**WHAT NEEDS TO BE DONE**: Set down all of the data that follows word for word, without the images.

**SUPPLIED MATERIAL**:
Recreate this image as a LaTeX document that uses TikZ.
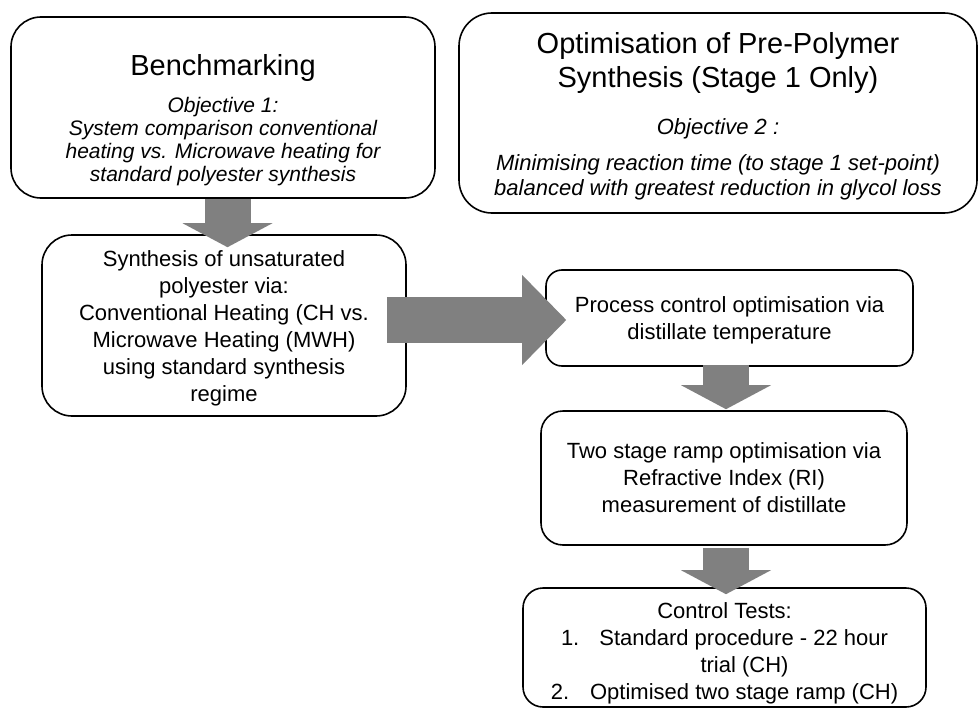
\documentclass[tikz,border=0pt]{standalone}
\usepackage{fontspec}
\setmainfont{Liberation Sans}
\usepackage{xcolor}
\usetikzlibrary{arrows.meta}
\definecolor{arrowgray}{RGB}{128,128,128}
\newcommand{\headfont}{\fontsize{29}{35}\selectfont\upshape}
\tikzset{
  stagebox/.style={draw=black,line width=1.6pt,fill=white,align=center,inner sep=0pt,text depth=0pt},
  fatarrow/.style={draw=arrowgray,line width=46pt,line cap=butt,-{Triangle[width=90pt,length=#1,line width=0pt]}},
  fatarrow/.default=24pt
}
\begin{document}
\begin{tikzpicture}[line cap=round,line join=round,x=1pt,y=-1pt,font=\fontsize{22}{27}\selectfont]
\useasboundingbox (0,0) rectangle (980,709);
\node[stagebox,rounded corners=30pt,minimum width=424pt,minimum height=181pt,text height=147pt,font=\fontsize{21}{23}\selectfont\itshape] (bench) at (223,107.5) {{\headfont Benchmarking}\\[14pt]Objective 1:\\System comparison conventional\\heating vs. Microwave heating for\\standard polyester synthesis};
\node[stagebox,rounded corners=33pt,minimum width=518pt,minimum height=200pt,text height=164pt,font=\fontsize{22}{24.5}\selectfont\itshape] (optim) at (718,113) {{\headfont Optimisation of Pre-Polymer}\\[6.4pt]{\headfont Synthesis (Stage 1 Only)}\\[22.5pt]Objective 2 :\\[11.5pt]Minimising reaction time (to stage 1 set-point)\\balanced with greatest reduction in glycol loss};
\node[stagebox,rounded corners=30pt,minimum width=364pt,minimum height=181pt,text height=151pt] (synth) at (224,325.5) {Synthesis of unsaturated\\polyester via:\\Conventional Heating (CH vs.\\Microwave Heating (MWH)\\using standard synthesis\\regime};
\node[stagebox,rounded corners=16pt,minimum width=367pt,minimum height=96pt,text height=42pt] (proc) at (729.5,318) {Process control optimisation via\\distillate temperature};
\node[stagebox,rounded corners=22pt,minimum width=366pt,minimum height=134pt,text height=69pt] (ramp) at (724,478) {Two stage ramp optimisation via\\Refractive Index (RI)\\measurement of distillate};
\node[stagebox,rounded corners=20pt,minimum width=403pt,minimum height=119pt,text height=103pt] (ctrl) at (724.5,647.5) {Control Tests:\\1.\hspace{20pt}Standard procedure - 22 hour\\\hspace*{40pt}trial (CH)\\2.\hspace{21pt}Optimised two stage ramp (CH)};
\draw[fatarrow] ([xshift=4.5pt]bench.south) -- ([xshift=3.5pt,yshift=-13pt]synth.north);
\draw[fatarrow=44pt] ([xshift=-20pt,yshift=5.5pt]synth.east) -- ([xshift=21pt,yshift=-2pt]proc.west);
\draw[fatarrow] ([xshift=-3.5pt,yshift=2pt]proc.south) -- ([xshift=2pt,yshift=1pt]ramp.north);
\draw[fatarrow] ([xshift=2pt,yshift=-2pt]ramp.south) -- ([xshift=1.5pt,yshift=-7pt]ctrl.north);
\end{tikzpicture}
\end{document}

**OUTPUT**:
Recreate this image as a LaTeX document that uses TikZ.
\documentclass[tikz,border=0pt]{standalone}
\usepackage{fontspec}
\setmainfont{Liberation Sans}
\usepackage{xcolor}
\usetikzlibrary{arrows.meta}
\definecolor{arrowgray}{RGB}{128,128,128}
\newcommand{\headfont}{\fontsize{29}{35}\selectfont\upshape}
\tikzset{
  stagebox/.style={draw=black,line width=1.6pt,fill=white,align=center,inner sep=0pt,text depth=0pt},
  fatarrow/.style={draw=arrowgray,line width=46pt,line cap=butt,-{Triangle[width=90pt,length=#1,line width=0pt]}},
  fatarrow/.default=24pt
}
\begin{document}
\begin{tikzpicture}[line cap=round,line join=round,x=1pt,y=-1pt,font=\fontsize{22}{27}\selectfont]
\useasboundingbox (0,0) rectangle (980,709);
\node[stagebox,rounded corners=30pt,minimum width=424pt,minimum height=181pt,text height=147pt,font=\fontsize{21}{23}\selectfont\itshape] (bench) at (223,107.5) {{\headfont Benchmarking}\\[14pt]Objective 1:\\System comparison conventional\\heating vs. Microwave heating for\\standard polyester synthesis};
\node[stagebox,rounded corners=33pt,minimum width=518pt,minimum height=200pt,text height=164pt,font=\fontsize{22}{24.5}\selectfont\itshape] (optim) at (718,113) {{\headfont Optimisation of Pre-Polymer}\\[6.4pt]{\headfont Synthesis (Stage 1 Only)}\\[22.5pt]Objective 2 :\\[11.5pt]Minimising reaction time (to stage 1 set-point)\\balanced with greatest reduction in glycol loss};
\node[stagebox,rounded corners=30pt,minimum width=364pt,minimum height=181pt,text height=151pt] (synth) at (224,325.5) {Synthesis of unsaturated\\polyester via:\\Conventional Heating (CH vs.\\Microwave Heating (MWH)\\using standard synthesis\\regime};
\node[stagebox,rounded corners=16pt,minimum width=367pt,minimum height=96pt,text height=42pt] (proc) at (729.5,318) {Process control optimisation via\\distillate temperature};
\node[stagebox,rounded corners=22pt,minimum width=366pt,minimum height=134pt,text height=69pt] (ramp) at (724,478) {Two stage ramp optimisation via\\Refractive Index (RI)\\measurement of distillate};
\node[stagebox,rounded corners=20pt,minimum width=403pt,minimum height=119pt,text height=103pt] (ctrl) at (724.5,647.5) {Control Tests:\\1.\hspace{20pt}Standard procedure - 22 hour\\\hspace*{40pt}trial (CH)\\2.\hspace{21pt}Optimised two stage ramp (CH)};
\draw[fatarrow] ([xshift=4.5pt]bench.south) -- ([xshift=3.5pt,yshift=-13pt]synth.north);
\draw[fatarrow=44pt] ([xshift=-20pt,yshift=5.5pt]synth.east) -- ([xshift=21pt,yshift=-2pt]proc.west);
\draw[fatarrow] ([xshift=-3.5pt,yshift=2pt]proc.south) -- ([xshift=2pt,yshift=1pt]ramp.north);
\draw[fatarrow] ([xshift=2pt,yshift=-2pt]ramp.south) -- ([xshift=1.5pt,yshift=-7pt]ctrl.north);
\end{tikzpicture}
\end{document}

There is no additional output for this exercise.